* begin Collected material *

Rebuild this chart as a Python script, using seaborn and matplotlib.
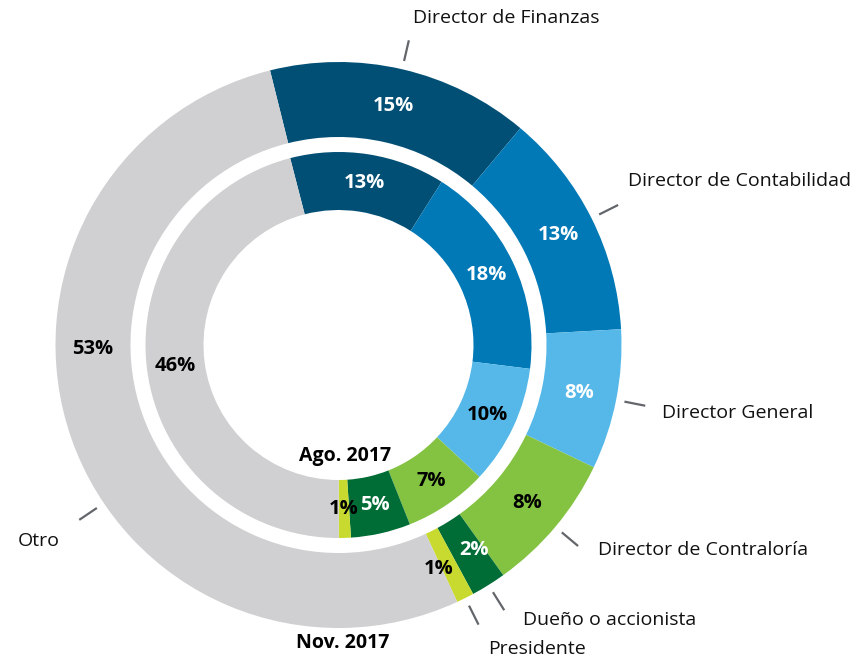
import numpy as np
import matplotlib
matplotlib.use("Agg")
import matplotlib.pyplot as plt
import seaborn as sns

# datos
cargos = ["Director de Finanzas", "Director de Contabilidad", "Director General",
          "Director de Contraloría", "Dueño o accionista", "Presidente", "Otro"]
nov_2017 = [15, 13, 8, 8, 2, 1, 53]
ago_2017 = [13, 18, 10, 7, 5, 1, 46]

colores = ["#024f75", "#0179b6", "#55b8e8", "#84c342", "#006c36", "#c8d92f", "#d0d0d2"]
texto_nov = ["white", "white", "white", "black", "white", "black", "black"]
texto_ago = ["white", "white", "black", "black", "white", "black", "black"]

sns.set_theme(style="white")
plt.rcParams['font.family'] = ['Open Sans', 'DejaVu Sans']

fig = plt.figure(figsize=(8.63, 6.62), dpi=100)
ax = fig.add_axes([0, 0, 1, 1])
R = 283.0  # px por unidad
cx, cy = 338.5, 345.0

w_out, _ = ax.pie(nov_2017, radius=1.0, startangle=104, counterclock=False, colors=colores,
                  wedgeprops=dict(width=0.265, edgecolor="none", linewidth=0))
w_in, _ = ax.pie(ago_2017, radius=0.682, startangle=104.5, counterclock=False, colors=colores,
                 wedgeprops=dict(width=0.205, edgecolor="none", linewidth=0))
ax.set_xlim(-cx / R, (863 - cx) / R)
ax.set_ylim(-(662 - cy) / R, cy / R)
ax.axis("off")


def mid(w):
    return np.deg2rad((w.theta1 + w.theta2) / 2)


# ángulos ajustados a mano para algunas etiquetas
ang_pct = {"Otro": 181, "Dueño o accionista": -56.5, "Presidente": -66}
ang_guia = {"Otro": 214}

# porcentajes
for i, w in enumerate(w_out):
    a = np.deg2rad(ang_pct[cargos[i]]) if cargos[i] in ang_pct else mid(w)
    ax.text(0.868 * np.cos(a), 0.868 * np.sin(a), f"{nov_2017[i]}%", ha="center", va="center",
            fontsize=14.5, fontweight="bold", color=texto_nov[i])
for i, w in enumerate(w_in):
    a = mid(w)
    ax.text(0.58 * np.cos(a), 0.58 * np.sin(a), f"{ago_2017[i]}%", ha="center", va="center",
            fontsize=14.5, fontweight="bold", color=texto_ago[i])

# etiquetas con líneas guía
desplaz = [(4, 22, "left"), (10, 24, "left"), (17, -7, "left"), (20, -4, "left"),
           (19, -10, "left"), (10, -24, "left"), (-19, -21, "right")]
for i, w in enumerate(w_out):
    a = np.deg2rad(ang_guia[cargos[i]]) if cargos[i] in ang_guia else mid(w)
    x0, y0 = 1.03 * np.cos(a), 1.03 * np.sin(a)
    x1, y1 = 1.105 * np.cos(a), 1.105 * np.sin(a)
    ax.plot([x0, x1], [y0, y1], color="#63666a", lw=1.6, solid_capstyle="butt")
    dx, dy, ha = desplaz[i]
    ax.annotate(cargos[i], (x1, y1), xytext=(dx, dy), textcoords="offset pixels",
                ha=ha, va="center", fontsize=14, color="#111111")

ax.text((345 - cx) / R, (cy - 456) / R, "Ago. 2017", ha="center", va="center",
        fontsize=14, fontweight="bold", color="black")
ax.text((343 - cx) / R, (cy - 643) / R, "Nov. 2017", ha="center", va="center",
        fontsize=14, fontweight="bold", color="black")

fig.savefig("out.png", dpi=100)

* end Collected material *

Aim
Copy the material shown above in full and exactly. Skip the pictures.

Answer to this exercise
Rebuild this chart as a Python script, using seaborn and matplotlib.
import numpy as np
import matplotlib
matplotlib.use("Agg")
import matplotlib.pyplot as plt
import seaborn as sns

# datos
cargos = ["Director de Finanzas", "Director de Contabilidad", "Director General",
          "Director de Contraloría", "Dueño o accionista", "Presidente", "Otro"]
nov_2017 = [15, 13, 8, 8, 2, 1, 53]
ago_2017 = [13, 18, 10, 7, 5, 1, 46]

colores = ["#024f75", "#0179b6", "#55b8e8", "#84c342", "#006c36", "#c8d92f", "#d0d0d2"]
texto_nov = ["white", "white", "white", "black", "white", "black", "black"]
texto_ago = ["white", "white", "black", "black", "white", "black", "black"]

sns.set_theme(style="white")
plt.rcParams['font.family'] = ['Open Sans', 'DejaVu Sans']

fig = plt.figure(figsize=(8.63, 6.62), dpi=100)
ax = fig.add_axes([0, 0, 1, 1])
R = 283.0  # px por unidad
cx, cy = 338.5, 345.0

w_out, _ = ax.pie(nov_2017, radius=1.0, startangle=104, counterclock=False, colors=colores,
                  wedgeprops=dict(width=0.265, edgecolor="none", linewidth=0))
w_in, _ = ax.pie(ago_2017, radius=0.682, startangle=104.5, counterclock=False, colors=colores,
                 wedgeprops=dict(width=0.205, edgecolor="none", linewidth=0))
ax.set_xlim(-cx / R, (863 - cx) / R)
ax.set_ylim(-(662 - cy) / R, cy / R)
ax.axis("off")


def mid(w):
    return np.deg2rad((w.theta1 + w.theta2) / 2)


# ángulos ajustados a mano para algunas etiquetas
ang_pct = {"Otro": 181, "Dueño o accionista": -56.5, "Presidente": -66}
ang_guia = {"Otro": 214}

# porcentajes
for i, w in enumerate(w_out):
    a = np.deg2rad(ang_pct[cargos[i]]) if cargos[i] in ang_pct else mid(w)
    ax.text(0.868 * np.cos(a), 0.868 * np.sin(a), f"{nov_2017[i]}%", ha="center", va="center",
            fontsize=14.5, fontweight="bold", color=texto_nov[i])
for i, w in enumerate(w_in):
    a = mid(w)
    ax.text(0.58 * np.cos(a), 0.58 * np.sin(a), f"{ago_2017[i]}%", ha="center", va="center",
            fontsize=14.5, fontweight="bold", color=texto_ago[i])

# etiquetas con líneas guía
desplaz = [(4, 22, "left"), (10, 24, "left"), (17, -7, "left"), (20, -4, "left"),
           (19, -10, "left"), (10, -24, "left"), (-19, -21, "right")]
for i, w in enumerate(w_out):
    a = np.deg2rad(ang_guia[cargos[i]]) if cargos[i] in ang_guia else mid(w)
    x0, y0 = 1.03 * np.cos(a), 1.03 * np.sin(a)
    x1, y1 = 1.105 * np.cos(a), 1.105 * np.sin(a)
    ax.plot([x0, x1], [y0, y1], color="#63666a", lw=1.6, solid_capstyle="butt")
    dx, dy, ha = desplaz[i]
    ax.annotate(cargos[i], (x1, y1), xytext=(dx, dy), textcoords="offset pixels",
                ha=ha, va="center", fontsize=14, color="#111111")

ax.text((345 - cx) / R, (cy - 456) / R, "Ago. 2017", ha="center", va="center",
        fontsize=14, fontweight="bold", color="black")
ax.text((343 - cx) / R, (cy - 643) / R, "Nov. 2017", ha="center", va="center",
        fontsize=14, fontweight="bold", color="black")

fig.savefig("out.png", dpi=100)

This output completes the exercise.